Eduardo Henrique da Silva (born 17 May 1995), known as Eduardo Henrique or simply Eduardo, is a Brazilian professional footballer who plays as a defensive midfielder for Sporting CP.

Club career

Guarani 
Born in Limeira, São Paulo, Eduardo graduated from Guarani's youth setup. He made his professional debut on 21 January 2012, coming on as a late substitute in a 2–1 home win against Oeste for the Campeonato Paulista championship.

São Paulo 
In September 2012 Eduardo moved to São Paulo, on loan until January.
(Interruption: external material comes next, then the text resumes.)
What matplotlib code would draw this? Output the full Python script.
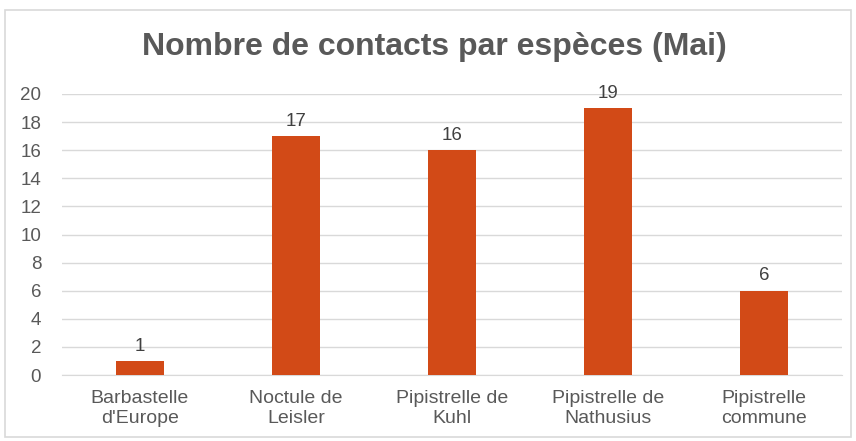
import matplotlib

matplotlib.use("Agg")
import matplotlib.pyplot as plt
from matplotlib.patches import Rectangle

plt.rcParams["font.family"] = ["Liberation Sans", "DejaVu Sans"]

TITLE = "Nombre de contacts par espèces (Mai)"
categories = [
    "Barbastelle\nd'Europe",
    "Noctule de\nLeisler",
    "Pipistrelle de\nKuhl",
    "Pipistrelle de\nNathusius",
    "Pipistrelle\ncommune",
]
contacts = [1, 17, 16, 19, 6]
y_ticks = list(range(0, 21, 2))

TEXT_COLOR = "#595959"
BAR_COLOR = "#D24A17"
GRID_COLOR = "#D9D9D9"

fig = plt.figure(figsize=(8.56, 4.41), dpi=100)
fig.patches.append(
    Rectangle((5 / 856, 4 / 441), 846 / 856, 427 / 441, transform=fig.transFigure,
              fill=False, edgecolor="#D9D9D9", linewidth=1.2)
)

ax = fig.add_axes([62 / 856, 1 - 375 / 441, (842 - 62) / 856, (375 - 94) / 441])
x = list(range(len(categories)))
bars = ax.bar(x, contacts, width=0.31, color=BAR_COLOR, zorder=3)
for rect, value in zip(bars, contacts):
    ax.text(rect.get_x() + rect.get_width() / 2, value + 0.45, str(value),
            ha="center", va="bottom", fontsize=13.5, color="#404040")

ax.set_xlim(-0.5, len(categories) - 0.5)
ax.set_ylim(0, 20)
ax.set_yticks(y_ticks)
ax.set_xticks(x)
ax.set_xticklabels(categories, fontsize=14, color=TEXT_COLOR, linespacing=1.2)
ax.tick_params(axis="y", labelsize=13.5, labelcolor=TEXT_COLOR, length=0, pad=15)
ax.tick_params(axis="x", length=0, pad=11)
ax.grid(axis="y", color=GRID_COLOR, linewidth=1, zorder=0)
for side in ["top", "right", "left"]:
    ax.spines[side].set_visible(False)
ax.spines["bottom"].set_color(GRID_COLOR)

fig.text(434 / 856, 1 - 47 / 441, TITLE, ha="center", va="center",
         fontsize=23, fontweight="bold", color=TEXT_COLOR)

fig.savefig("out.png", dpi=100)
After his loan expired, he refused to return to his parent club, and his deal was eventually cancelled in March 2013.

Atlético Mineiro 
Late in the year, Eduardo moved to Atlético Mineiro. He made his Série A debut on 18 May 2014, playing the last 24 minutes of a 2–1 away win against Santos.

Internacional 
In August 2018, Eduardo joined Internacional and in April 2017, he was loaned out to Atlético Paranaense for the rest of the year.

Belenenses SAD 
On 28 June 2018, Eduardo joined Belenenses SAD on loan for the 2018–19 season.

Sporting CP 
On 13 June 2019, Eduardo signed with Sporting CP.

Crotone 
On 10 September 2020, Eduardo joined Crotone on a season-long loan.

International career
On 27 November 2014 Eduardo was called up to Brazil under-20's for the 2015 South American Youth Football Championship, held in Uruguay.

Honours
Atlético Mineiro
Recopa Sudamericana: 2014
Copa do Brasil: 2014
Campeonato Mineiro: 2015

References

External links

1995 births
Living people
People from Limeira
Brazilian footballers
Brazilian expatriate footballers
Association football midfielders
Guarani FC players
Clube Atlético Mineiro players
Sport Club Internacional players
Club Athletico Paranaense players
Belenenses SAD players
Sporting CP footballers
F.C. Crotone players
Al-Raed FC players
Campeonato Brasileiro Série A players
Primeira Liga players
Serie A players
Saudi Professional League players
Brazil youth international footballers
2015 South American Youth Football Championship players
Expatriate footballers in Portugal
Expatriate footballers in Italy
Expatriate footballers in Saudi Arabia
Brazilian expatriate sportspeople in Portugal
Brazilian expatriate sportspeople in Italy
Brazilian expatriate sportspeople in Saudi Arabia
Footballers from São Paulo (state)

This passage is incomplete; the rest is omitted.